Although part of the ASW mission could be performed with T-AGOS ships, as Commander Peppe suggests, their utility in the initial stages of even a low-intensity conflict would be limited at best. You simply do not send a slow, defenseless T-AGOS ship to conduct ASW off a coastline before air and surface superiority are established. Although surface ships with the SQR-19 TACTAS system and LAMPS III helicopters are formidable ASW platforms, the SSN remains the best ASW platform—and an extremely cost-effective one, when you consider that it can operate without expensive escorts and logistic supply trains.
Commander Peppe also rejects special- warfare-support operations as a legitimate SSN mission. Converted SSBNs currently provide this capability, but soon there will be no more Poseidon-class SSBNs to convert—because they all will have reached the end of their useful lives by the end of the decade. More important, the ability to insert and extract special warfare forces will become increasingly vital as we shift our warfare planning emphasis to control of regional conflicts.
Although SSNs can be a significant force multiplier in ASUW, helicopters and attack aircraft also can be quite effective in neutralizing the small combatants and patrol craft that constitute the bulk of the world’s navies. It is also important to note that even while we were at war with Iraq, we chose to board and divert merchant ships loaded with Iraq- bound supplies, rather than sink them.
Although every submariner dreams of prevailing in a furious Red Ramage-type battle against a task force of surface shifts, we cannot let our zeal for the “fun” mission of ASUW misdirect our efforts. Certainly, we should train and improve in this area, but it should not become our primary focus. In an era of constrained budgets, the U.S. submarine force must do what it does best—which, precisely, is just about everything. □
Lieutenant Colonel Charles D. McFetridge, U.S. Army—As an avid reader of Proceedings for more than twenty years, I have read articles that either raised my blood pressure or piqued my interest—and some that seemed so implausible that I thought they must surely have been written tongue-in-cheek. I am not sure in which category I would classify Lieutenant Commander Peppe’s article.
The nuclear attack submarine (SSN) is an important weapon that, like every other defense system today, is under considerable scrutiny to justify its cost and utility. The requirement for cost effectiveness calls for broadening—not narrowing—the mission spectrum of any system. The current debate over mission profile and capabilities of the $1.5-3 billion Seawolf underscores this point.
Lieutenant Commander Peppe would limit the missions of SSN to “sinking the enemy’s (surface) fleet and denying him the seas.” It’s a sound historical concept, but with one major flaw—the Imperial Japanese Navy was sunk in 1945.

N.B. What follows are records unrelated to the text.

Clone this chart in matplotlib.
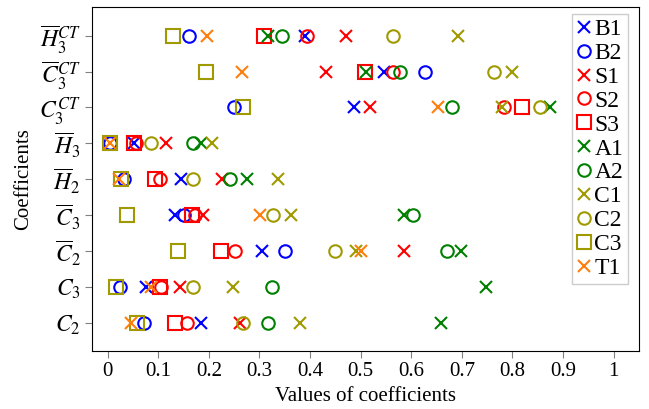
import matplotlib
matplotlib.use('Agg')
import matplotlib.pyplot as plt
import numpy as np

plt.rcParams['font.family'] = ['Liberation Serif', 'DejaVu Serif']
plt.rcParams['mathtext.fontset'] = 'stix'

# rows, bottom to top
coeffs = [r'$C_2$', r'$C_3$', r'$\overline{C}_2$', r'$\overline{C}_3$',
          r'$\overline{H}_2$', r'$\overline{H}_3$', r'$C_3^{CT}$',
          r'$\overline{C}_3^{CT}$', r'$\overline{H}_3^{CT}$']

B1 = [0.184, 0.076, 0.306, 0.134, 0.145, 0.053, 0.486, 0.547, 0.390]
B2 = [0.071, 0.024, 0.350, 0.150, 0.032, 0.005, 0.250, 0.627, 0.161]
S1 = [0.261, 0.143, 0.585, 0.188, 0.225, 0.116, 0.518, 0.432, 0.471]
S2 = [0.156, 0.106, 0.252, 0.173, 0.104, 0.056, 0.784, 0.564, 0.394]
S3 = [0.134, 0.104, 0.224, 0.167, 0.094, 0.053, 0.818, 0.508, 0.309]
A1 = [0.658, 0.747, 0.698, 0.585, 0.276, 0.184, 0.874, 0.511, 0.317]
A2 = [0.317, 0.324, 0.671, 0.604, 0.242, 0.169, 0.681, 0.577, 0.344]
C1 = [0.381, 0.247, 0.490, 0.362, 0.337, 0.206, 0.780, 0.799, 0.692]
C2 = [0.268, 0.168, 0.450, 0.327, 0.169, 0.085, 0.854, 0.764, 0.563]
C3 = [0.058, 0.017, 0.139, 0.038, 0.026, 0.004, 0.268, 0.194, 0.130]
T1 = [0.047, 0.085, 0.501, 0.301, 0.022, 0.005, 0.652, 0.265, 0.196]

blue, red, green, olive, orange = '#0000ff', '#ff0000', '#008000', '#a09a00', '#ff7f0e'
series = [('B1', B1, 'x', blue), ('B2', B2, 'o', blue),
          ('S1', S1, 'x', red), ('S2', S2, 'o', red), ('S3', S3, 's', red),
          ('A1', A1, 'x', green), ('A2', A2, 'o', green),
          ('C1', C1, 'x', olive), ('C2', C2, 'o', olive), ('C3', C3, 's', olive),
          ('T1', T1, 'x', orange)]
msize = {'x': 9, 'o': 9, 's': 10.5}

fig = plt.figure(figsize=(6.49, 4.09), dpi=100)
ax = fig.add_axes([0.1425, 0.143, 0.842, 0.84])

ypos = np.arange(len(coeffs))
for name, vals, mk, col in series:
    ax.plot(vals, ypos, linestyle='none', marker=mk, markersize=msize[mk],
            markerfacecolor='none', markeredgecolor=col, markeredgewidth=1.5,
            label=name)

ax.set_xlim(-0.03, 1.05)
ax.set_ylim(-0.78, 8.8)
ax.set_xticks(np.arange(0, 1.01, 0.1))
ax.set_xticklabels(['0'] + ['%.1f' % v for v in np.arange(0.1, 0.95, 0.1)] + ['1'])
ax.set_yticks(ypos)
ax.set_yticklabels(coeffs, fontsize=17)
ax.tick_params(axis='x', labelsize=15, color='gray', length=5)
ax.tick_params(axis='y', color='gray', length=5)
ax.set_xlabel('Values of coefficients', fontsize=15, labelpad=4)
ax.set_ylabel('Coefficients', fontsize=15, labelpad=4)

leg = ax.legend(loc='upper right', bbox_to_anchor=(0.98, 0.98), fontsize=17,
                handlelength=0.65, handletextpad=0.12, borderpad=0.2,
                labelspacing=0.1, fancybox=False, framealpha=1, borderaxespad=0)
leg.get_frame().set_edgecolor('#cccccc')

fig.savefig('out.png', dpi=100)
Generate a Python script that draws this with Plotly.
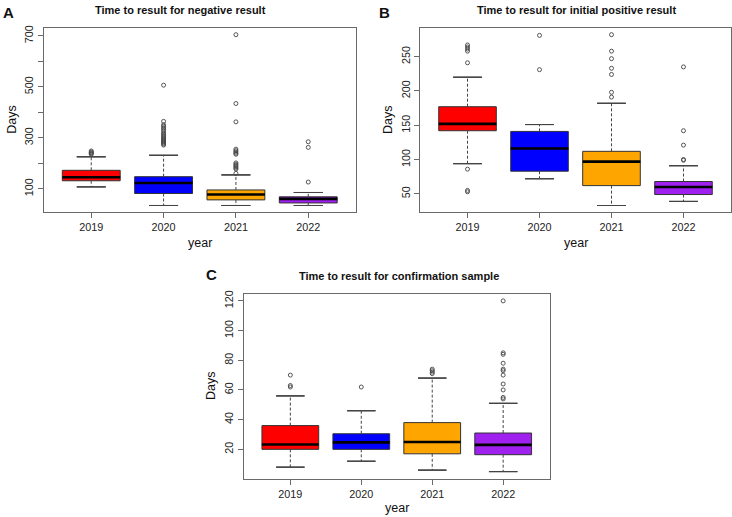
import plotly.graph_objects as go

W, H = 732, 517
years = ['2019', '2020', '2021', '2022']
colors = ['#FF0000', '#0000FF', '#FFA500', '#A020F0']

# Panel A: negative result
a_lo = [108, 35, 35, 35]
a_q1 = [132, 82, 57, 45]
a_med = [146, 123, 78, 61]
a_q3 = [173, 148, 96, 69]
a_hi = [226, 232, 155, 86]
a_out = {
    '2019': [236, 239, 242, 245, 249],
    '2020': [507, 365, 352, 346, 340, 334, 328, 320, 315, 310, 305, 300, 296, 292, 288, 284, 280, 276, 272],
    '2021': [705, 435, 363, 256, 250, 245, 240, 236, 202, 197, 192, 187, 182, 178, 161],
    '2022': [285, 263, 127],
}

# Panel B: initial positive result
b_lo = [94, 72, 33, 39]
b_q1 = [142, 83, 62, 49]
b_med = [152, 116, 97, 60]
b_q3 = [177, 141, 112, 68]
b_hi = [220, 151, 182, 91]
b_out = {
    '2019': [267, 264, 261, 258, 241, 86, 55, 53],
    '2020': [281, 231],
    '2021': [282, 258, 247, 233, 224, 198, 191],
    '2022': [235, 142, 121, 100, 99],
}

# Panel C: confirmation sample
c_lo = [8, 12, 6, 5]
c_q1 = [20, 20, 17, 16.4]
c_med = [23.3, 24.7, 25, 23]
c_q3 = [36, 30.5, 38, 31]
c_hi = [56, 46, 68, 51]
c_out = {
    '2019': [70, 63, 62],
    '2020': [62],
    '2021': [74, 73, 72, 71],
    '2022': [120, 85, 84, 78, 74, 73, 70, 64, 60, 55, 54],
}

panels = [
    dict(lo=a_lo, q1=a_q1, med=a_med, q3=a_q3, hi=a_hi, out=a_out, xa='x', ya='y'),
    dict(lo=b_lo, q1=b_q1, med=b_med, q3=b_q3, hi=b_hi, out=b_out, xa='x2', ya='y2'),
    dict(lo=c_lo, q1=c_q1, med=c_med, q3=c_q3, hi=c_hi, out=c_out, xa='x3', ya='y3'),
]

fig = go.Figure()
WH = '#444444'
for p in panels:
    xa, ya = p['xa'], p['ya']
    for i, yr in enumerate(years):
        fig.add_trace(go.Box(
            x=[yr], q1=[p['q1'][i]], median=[p['med'][i]], q3=[p['q3'][i]],
            lowerfence=[p['q1'][i]], upperfence=[p['q3'][i]],
            width=0.8, whiskerwidth=0, fillcolor=colors[i],
            line=dict(color='#333333', width=1), boxpoints=False,
            xaxis=xa, yaxis=ya, showlegend=False, hoverinfo='skip'))
    # thick median
    fig.add_trace(go.Box(
        x=years, q1=p['med'], median=p['med'], q3=p['med'],
        lowerfence=p['med'], upperfence=p['med'],
        width=0.8, whiskerwidth=0, fillcolor='rgba(0,0,0,0)',
        line=dict(color='#000000', width=2.6), boxpoints=False,
        xaxis=xa, yaxis=ya, showlegend=False, hoverinfo='skip'))
    # dashed whiskers
    wx, wy = [], []
    for i, yr in enumerate(years):
        wx += [yr, yr, None, yr, yr, None]
        wy += [p['q3'][i], p['hi'][i], None, p['q1'][i], p['lo'][i], None]
    fig.add_trace(go.Scatter(
        x=wx, y=wy, mode='lines', line=dict(color=WH, width=1, dash='3px,2px'),
        xaxis=xa, yaxis=ya, showlegend=False, hoverinfo='skip'))
    # caps
    for key in ('hi', 'lo'):
        fig.add_trace(go.Box(
            x=years, q1=p[key], median=p[key], q3=p[key],
            lowerfence=p[key], upperfence=p[key],
            width=0.4, whiskerwidth=0, fillcolor='rgba(0,0,0,0)',
            line=dict(color=WH, width=1), boxpoints=False,
            xaxis=xa, yaxis=ya, showlegend=False, hoverinfo='skip'))
    # outliers
    ox, oy = [], []
    for yr in years:
        for v in p['out'][yr]:
            ox.append(yr)
            oy.append(v)
    fig.add_trace(go.Scatter(
        x=ox, y=oy, mode='markers',
        marker=dict(symbol='circle-open', size=4, color=WH, line=dict(width=0.9, color=WH)),
        xaxis=xa, yaxis=ya, showlegend=False, hoverinfo='skip'))

FONT = 'Liberation Sans, Arial, Helvetica, sans-serif'
axis_common = dict(showline=True, mirror=True, linecolor='#6a6a6a', linewidth=1,
                   ticks='outside', ticklen=5, tickcolor='#6a6a6a', tickwidth=1,
                   showgrid=False, zeroline=False,
                   tickfont=dict(family=FONT, size=10.8, color='#222222'))

def xdom(a, b):
    return [a / W, b / W]

def ydom(top, bot):
    return [1 - bot / H, 1 - top / H]

fig.update_layout(
    width=W, height=H, margin=dict(l=0, r=0, t=0, b=0),
    paper_bgcolor='white', plot_bgcolor='white', boxmode='overlay',
    font=dict(family=FONT, color='#111111'),
    xaxis=dict(domain=xdom(43.5, 356), anchor='y', type='category', categoryarray=years,
               range=[-0.66, 3.66], **axis_common),
    yaxis=dict(domain=ydom(24, 210), anchor='x', range=[8, 732],
               tickvals=[100, 200, 300, 400, 500, 600, 700],
               ticktext=['100', '', '300', '', '500', '', '700'], tickangle=-90, **axis_common),
    xaxis2=dict(domain=xdom(420, 731), anchor='y2', type='category', categoryarray=years,
                range=[-0.66, 3.66], **axis_common),
    yaxis2=dict(domain=ydom(24, 210), anchor='x2', range=[23, 292],
                tickvals=[50, 100, 150, 200, 250], tickangle=-90, **axis_common),
    xaxis3=dict(domain=xdom(243.5, 550), anchor='y3', type='category', categoryarray=years,
                range=[-0.66, 3.66], **axis_common),
    yaxis3=dict(domain=ydom(292.3, 478.3), anchor='x3', range=[0.3, 124.6],
                tickvals=[20, 40, 60, 80, 100, 120], tickangle=-90, **axis_common),
)

def ann(text, x, y, size, bold=False, angle=0, xanchor='center'):
    fig.add_annotation(text=('<b>%s</b>' % text) if bold else text,
                       x=x / W, y=1 - y / H, xref='paper', yref='paper',
                       xanchor=xanchor, yanchor='middle', showarrow=False,
                       textangle=angle, font=dict(family=FONT, size=size, color='#111111'))

ann('A', 1, 9, 15, bold=True, xanchor='left')
ann('Time to result for negative result', 180, 6.5, 11, bold=True)
ann('B', 377, 9, 15, bold=True, xanchor='left')
ann('Time to result for initial positive result', 576.5, 6.5, 11, bold=True)
ann('C', 204, 273, 15, bold=True, xanchor='left')
ann('Time to result for confirmation sample', 399, 274, 11, bold=True)
ann('Days', 11.7, 117, 12.5, angle=-90)
ann('Days', 388, 117, 12.5, angle=-90)
ann('Days', 211, 385, 12.5, angle=-90)
ann('year', 200, 241, 12.5)
ann('year', 575.5, 241, 12.5)
ann('year', 397, 508, 12.5)

fig.write_html('out.html', config={'displayModeBar': False},
               post_script="document.body.style.margin='0';document.body.style.overflow='hidden';")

There is no surface fleet nor combination of navies that could challenge the air and surface forces of the U.S. Navy on the high seas. Furthermore, the most capable navies in the world are, with the exception of the Soviet Navy, all our allies. Whatever the Soviet Navy evolves into, it will be markedly less capable and less threatening than its predecessor. Even in its heyday, the Soviet Navy could only have made NATO control of the open seas a sporting proposition for a relatively short time.
Since 1945, the United States has fought four significant conflicts and conducted many other show-of-force operations, during which not a single U.S. torpedo has been launched. Indeed, with the exception of the Tomahawk firings during the Gulf War (which could have been done just as well by surface ships), the U.S. Navy’s submarines have indeed been a silent service. So, to survive the budget axe, attack submarines are going to have to demonstrate that they can make a unique warfighting contribution that cannot be done cheaper, faster, and better by other systems. The SSN will have to perform all the missions Lieutenant Commander Peppe wants to eliminate— and probably more.
The submarine’s main tactical advantage is stealth; it can go where surface and air forces cannot be maintained. It can strike and escape before it is detected and attacked. With satellite tracking, long-range targeting, and stand-off launch of precision-guided munitions, World War Il-style antisurface warfare is a risky mission that cannot be justified— even if it can be accomplished. Why risk a ma/ri-hundred million dollar investment at periscope depth and in visual range to shoot a torpedo across the wake of a ship that can be destroyed with a terminally guided missile? Firing torpedoes might be “what the submarine does best,” that does not justify submarines sufficiently. If it did, we would still have horse cav
alry, because, after all, a mounted charge is what cavalry does best.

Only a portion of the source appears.